It was about a month ago now that we thought we would check out the Jawbone Reserve Walking Trail. We started the day taking a train from Ringwood Station to Williamstown Beach Station and from there, walked a mere 10 minutes until we arrived at the start of the trail. The first couple of kilometres of walking were rather pleasant and quiet, except for the restless bike riders racing past us of whom we had to be forever mindful. As we casually and quietly walked along, we discovered a quiet walking trail away from the bustle and had a chance to take in the scenery and enjoy the slow pace; finally arriving at this secluded spot at the 'jawbone'. That is, the land is shaped as such, as it juts out into the bay. My daughter took the trail to the lookout, where marshlands and interesting sights could be observed. Meanwhile, we sat and nibbled on the edible flesh of native noon flowers which are sweetly delicious. Absolute bliss - I could have sat here for some time with a sketch book and water colours.
An information board given the tick of approval by the locals.
A little further on, and to our delight we arrived at a lagoon where a number of species of water birds were to be seen. Most prominently , the Black Swan, which approached us without too much hesitation, obviously quite accustomed to visitors and the possibility of titbits. (of which we definitely don't condone) rather a beautiful sanctuary for these creatures and yet on the horizon ugly forefronts of homes encroaching the reserve with their dominating presence and therefore spoiling the view.
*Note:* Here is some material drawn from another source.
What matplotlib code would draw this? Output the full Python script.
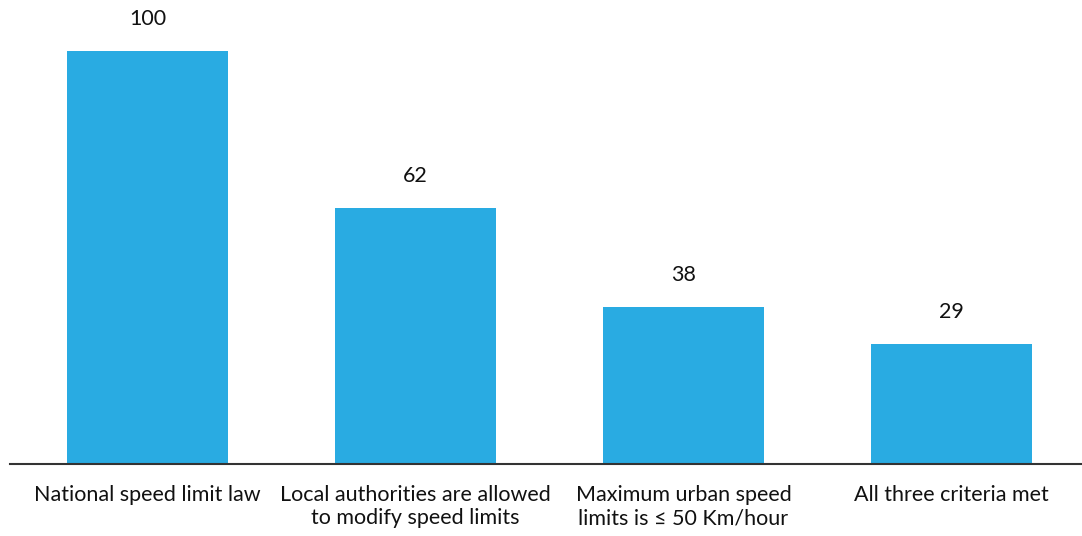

One is forever reminded that monetary gain wins the day.
Australian Black Swan
Various water birds enjoying the warmth of the sun. Among them, Whiskered Terns and Black Winged Stilts.
View through the bird hide. Not sure how functional this was due to the positioning. Made a nice shot though.
More walking, and we came across a long stretch of boathouses, some of which looked as though they hadn't been tended to for some time!
All rather interesting, as we made our way to the dilapidated jetties, an enticing view confronted us of Altona Park shoreline on the other side, which made me want to jump in and swim to the sandy beach yonder. ....and I'm sorry to say, this is when the camera battery closed down. I'm afraid the following photos were taken with an ipod which had to suffice.
Some 4 hours later we arrived at Doggy Beach Altona. A beach named for the fact that dogs are allowed to run back and forth off-leash along this beach with their proud owners. Meanwhile, back at Jawbone Reserve , some 5 kms away, flora and fauna is passionately being monitored and protected by environmental groups and generous volunteers. Aghast.
We finally arrived at our destination, Altona Beach, some four hours later after an 8+ km walk. Pretty tired by now but pleasantly satisfied after our day out. We treated ourselves to icecream and a stroke of luck - rather superior hot chips before heading back home by train from Altona Station.